- The paper presents HRFormer, a model that fuses multi-resolution architecture with transformer methodologies to tackle dense prediction challenges.
- It integrates a 3×3 depth-wise convolution within its feed-forward network to boost contextual feature exchange while reducing computational costs.
- Empirical results demonstrate HRFormer's superior performance on tasks like pose estimation and segmentation, using fewer parameters and FLOPs compared to existing models.
Overview of HRFormer: High-Resolution Transformer for Dense Prediction
The paper "HRFormer: High-Resolution Transformer for Dense Prediction" introduces an innovative framework aimed at enhancing dense prediction tasks such as human pose estimation and semantic segmentation. The research presents the High-Resolution Transformer (HRFormer), an architecture designed to produce high-resolution representations while addressing the inefficiencies observed in conventional Vision Transformers (ViTs).

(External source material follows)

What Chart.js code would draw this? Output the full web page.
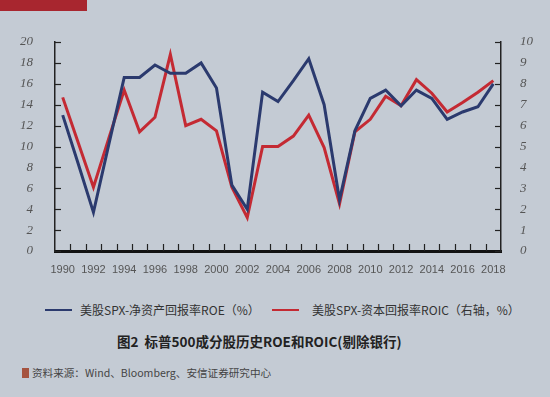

Key Architectural Insights
HRFormer leverages a multi-resolution parallel design, a concept borrowed from the High-Resolution Convolutional Network (HRNet), and integrates it with transformer-based methodologies. The architecture employs local-window self-attention, which restricts self-attention operations to small, non-overlapping sections of the input, optimizing memory and computational costs.
Additionally, a distinctive feature of HRFormer is the introduction of a convolutional component within the Feed-Forward Network (FFN). This convolution, particularly a 3×3 depth-wise operation, facilitates information exchange across the otherwise isolated image windows, enhancing the contextual understanding necessary for dense prediction tasks.
Empirical Results and Performance
HRFormer demonstrates substantial improvements over existing models in both efficiency and performance metrics:
- Pose Estimation: On the COCO dataset, HRFormer surpassed the Swin transformer by 1.3 AP while utilizing 50% fewer parameters and 30% fewer FLOPs. For instance, HRFormer-B achieved a 77.2% AP on COCO's validation set.
- Semantic Segmentation: The model attained significant mIoU improvements on benchmarks such as PASCAL-Context and COCO-Stuff. Notably, HRFormer-B combined with OCR showed notable efficiency in parameter usage compared to SETR-PUP, achieving competitive performance with a reduction in resource demands.
- Image Classification: On the ImageNet-1K dataset, HRFormer-B achieved a +1.0% top-1 accuracy improvement over DeiT-B, operating with 40% fewer parameters and 20% fewer FLOPs.
Components and Design Considerations
The HRFormer employs a combination of strategies to enhance its effectiveness:
- Multi-Resolution Design: The architecture maintains multiple resolution streams in parallel, similar to HRNet, allowing the model to effectively tackle variations in scale.
- Local-Window Attention: This strategy reduces complexity from quadratic to linear concerning spatial size, significantly enhancing computational efficiency.
- Depth-Wise Convolution in FFN: This design choice facilitates interaction across windows, broadening the receptive field and enriching feature representation space.
Broader Implications and Future Directions
The emergence of HRFormer indicates a promising direction in bridging convolutional and transformer architectures, particularly for tasks that demand high spatial detail. This approach may inspire further exploration into transformer designs optimized for vision applications, with a focus on balancing the trade-offs between detail preservation and computational resource consumption.
Looking forward, potential areas for extension include refining window-attention mechanisms and exploring cross-domain applications of HRFormer. Its adaptability to various tasks suggests scope for optimization in real-time systems and other resource-constrained environments.
In summary, HRFormer illustrates a thoughtful synthesis of high-resolution network design and transformer efficiency, setting a foundation for future advancements in dense prediction tasks across computer vision domains.